Prevent has been credited with helping to disrupt more than 150 attempted journeys to war zones in Iraq and Syria, but it has repeatedly come under fire, with critics labelling it heavy-handed and "toxic", and there have been calls for it to be independently reviewed.

It is one of several agencies attempting to counter the influence of Isis’ multi-faceted propaganda operation in the UK as jihadis continue to use videos, magazines, websites and social networks to gather followers.

A new report released on Tuesday warned that the group’s propaganda will continue to radicalise followers and inspire terror attacks long after its self-declared caliphate has been destroyed.

The terrorist group is losing swathes of territory in its Iraqi stronghold of Mosul as enemy forces advance on its de-facto capital of Raqqa in Syria, but claimed media can be “more potent than atomic bombs” in its battle against the West.

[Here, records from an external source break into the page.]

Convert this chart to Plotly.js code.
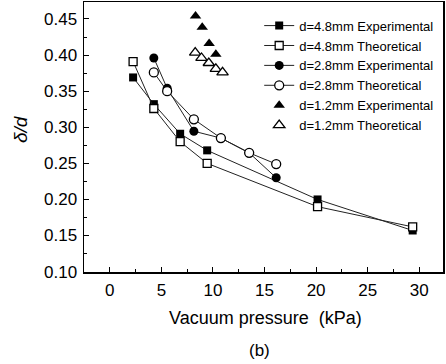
<!DOCTYPE html>
<html>
<head>
<meta charset="utf-8">
<script src="https://cdn.plot.ly/plotly-3.0.1.min.js"></script>
<style>html,body{margin:0;padding:0;background:#fff}#chart{width:446px;height:364px}</style>
</head>
<body>
<div id="chart"></div>
<script>
// Data
var p48 = [2.26, 4.27, 6.82, 9.44, 20.14, 29.36];
var exp48 = [0.369, 0.332, 0.291, 0.268, 0.200, 0.157];
var theo48 = [0.391, 0.326, 0.280, 0.250, 0.190, 0.162];

var p28 = [4.27, 5.56, 8.15, 10.77, 13.51, 16.13];
var exp28 = [0.396, 0.354, 0.2945, 0.285, 0.2646, 0.230];
var theo28 = [0.376, 0.350, 0.311, 0.285, 0.2646, 0.249];

var p12exp = [8.31, 8.96, 9.63, 10.28];
var exp12 = [0.454, 0.4385, 0.416, 0.401];
var p12theo = [8.28, 8.89, 9.60, 10.28, 10.93];
var theo12 = [0.4035, 0.396, 0.389, 0.381, 0.376];

var names = ['d=4.8mm Experimental', 'd=4.8mm Theoretical', 'd=2.8mm Experimental',
             'd=2.8mm Theoretical', 'd=1.2mm Experimental', 'd=1.2mm Theoretical'];

var FONT = 'Liberation Sans, Arial, sans-serif';
var lineStyle = {color: '#222', width: 1};

var traces = [
  {x: p48, y: exp48, name: names[0], mode: 'lines+markers', line: lineStyle,
   marker: {symbol: 'square', size: 8, color: '#000'}},
  {x: p48, y: theo48, name: names[1], mode: 'lines+markers', line: lineStyle,
   marker: {symbol: 'square', size: 8, color: '#fff', line: {color: '#000', width: 1.3}}},
  {x: p28, y: exp28, name: names[2], mode: 'lines+markers', line: lineStyle,
   marker: {symbol: 'circle', size: 9, color: '#000'}},
  {x: p28, y: theo28, name: names[3], mode: 'lines+markers', line: lineStyle,
   marker: {symbol: 'circle', size: 9, color: '#fff', line: {color: '#000', width: 1.3}}},
  {x: p12exp, y: exp12, name: names[4], mode: 'markers',
   marker: {symbol: 'triangle-up', size: 10, color: '#000'}},
  {x: p12theo, y: theo12, name: names[5], mode: 'markers',
   marker: {symbol: 'triangle-up', size: 10, color: '#fff', line: {color: '#000', width: 1.3}}}
];

var layout = {
  width: 446, height: 364,
  margin: {l: 84, r: 3, t: 2, b: 92},
  paper_bgcolor: '#fff', plot_bgcolor: '#fff',
  font: {family: FONT, color: '#000', size: 17},
  showlegend: true,
  legend: {x: 0.488, y: 0.968, xanchor: 'left', yanchor: 'top',
           bgcolor: 'rgba(0,0,0,0)', font: {family: FONT, size: 13, color: '#000'},
           itemwidth: 30, tracegroupgap: 0},
  xaxis: {range: [-2.5, 32.3], tickmode: 'array', tickvals: [0, 5, 10, 15, 20, 25, 30],
          ticks: 'inside', ticklen: 5, tickwidth: 1, tickcolor: '#000',
          minor: {dtick: 2.5, tick0: 0, ticks: 'inside', ticklen: 3, tickcolor: '#000'},
          showline: true, linecolor: '#000', linewidth: 1.5, mirror: true,
          showgrid: false, zeroline: false, ticklabelstandoff: 2,
          tickfont: {family: FONT, size: 17}},
  yaxis: {range: [0.0995, 0.4735], tickmode: 'array',
          tickvals: [0.10, 0.15, 0.20, 0.25, 0.30, 0.35, 0.40, 0.45],
          ticktext: ['0.10', '0.15', '0.20', '0.25', '0.30', '0.35', '0.40', '0.45'],
          ticks: 'inside', ticklen: 5, tickwidth: 1, tickcolor: '#000',
          minor: {dtick: 0.025, tick0: 0.1, ticks: 'inside', ticklen: 3, tickcolor: '#000'},
          showline: true, linecolor: '#000', linewidth: 1.5, mirror: true,
          showgrid: false, zeroline: false, ticklabelstandoff: 2,
          tickfont: {family: FONT, size: 17}},
  annotations: [
    {text: 'Vacuum pressure  (kPa)', xref: 'paper', yref: 'paper', x: 0.505, y: -0.17,
     xanchor: 'center', yanchor: 'middle', showarrow: false, font: {family: FONT, size: 18}},
    {text: '(b)', xref: 'paper', yref: 'paper', x: 0.49, y: -0.29,
     xanchor: 'center', yanchor: 'middle', showarrow: false, font: {family: FONT, size: 17}},
    {text: '<i>δ/d</i>', xref: 'paper', yref: 'paper', x: -0.175, y: 0.53, textangle: -90,
     xanchor: 'center', yanchor: 'middle', showarrow: false, font: {family: FONT, size: 19}}
  ]
};

Plotly.newPlot('chart', traces, layout, {displayModeBar: false, staticPlot: true});
</script>
</body>
</html>
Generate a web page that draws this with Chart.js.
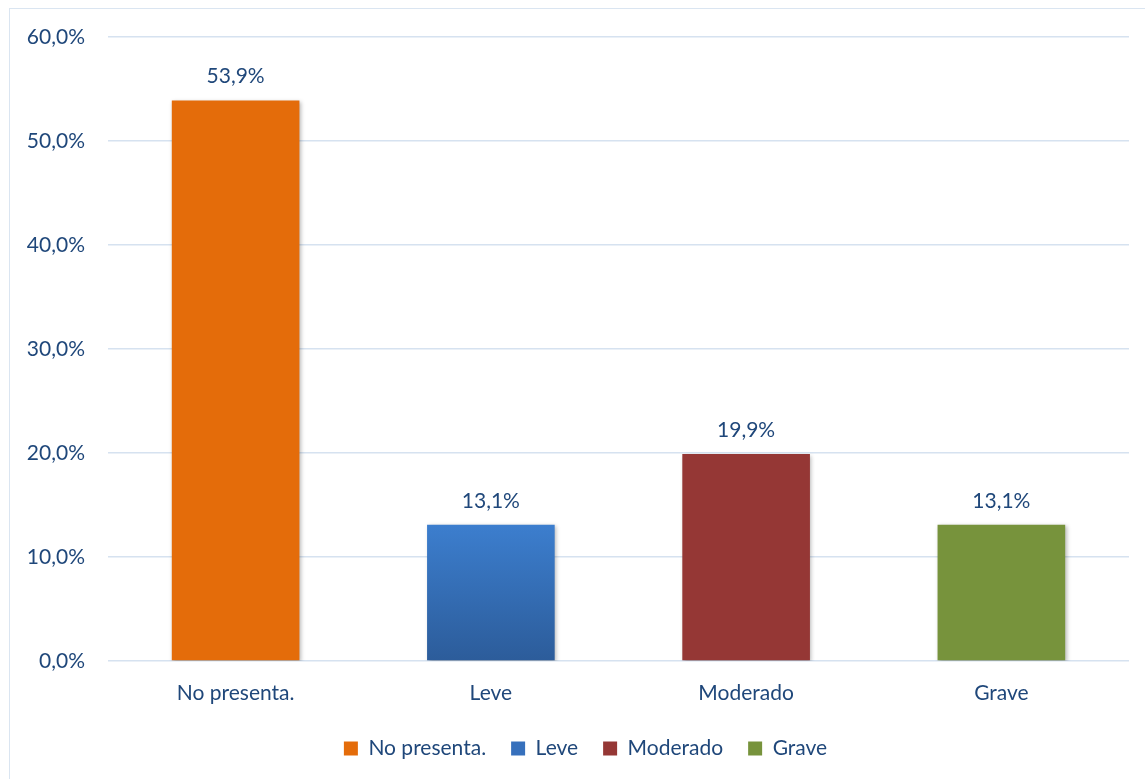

Research by King’s College London’s International Centre for the Study of Radicalisation (ICSR) found that although Isis was likely to suffer a military defeat, its leaders were making contingency plans to ensure the group’s continued ability to instruct and inspire jihadis online.

“The caliphate idea will exist long beyond its proto-state,” the report said. “If compelled to, the group’s true believers will simply retreat into the virtual world, where they will use the vast archive of propaganda assembled by the group over these past few years to keep themselves buoyant with nostalgia.

“In years to come, this resilience will enable it to perpetuate – and perhaps worsen – the terrorist menace it already presents.”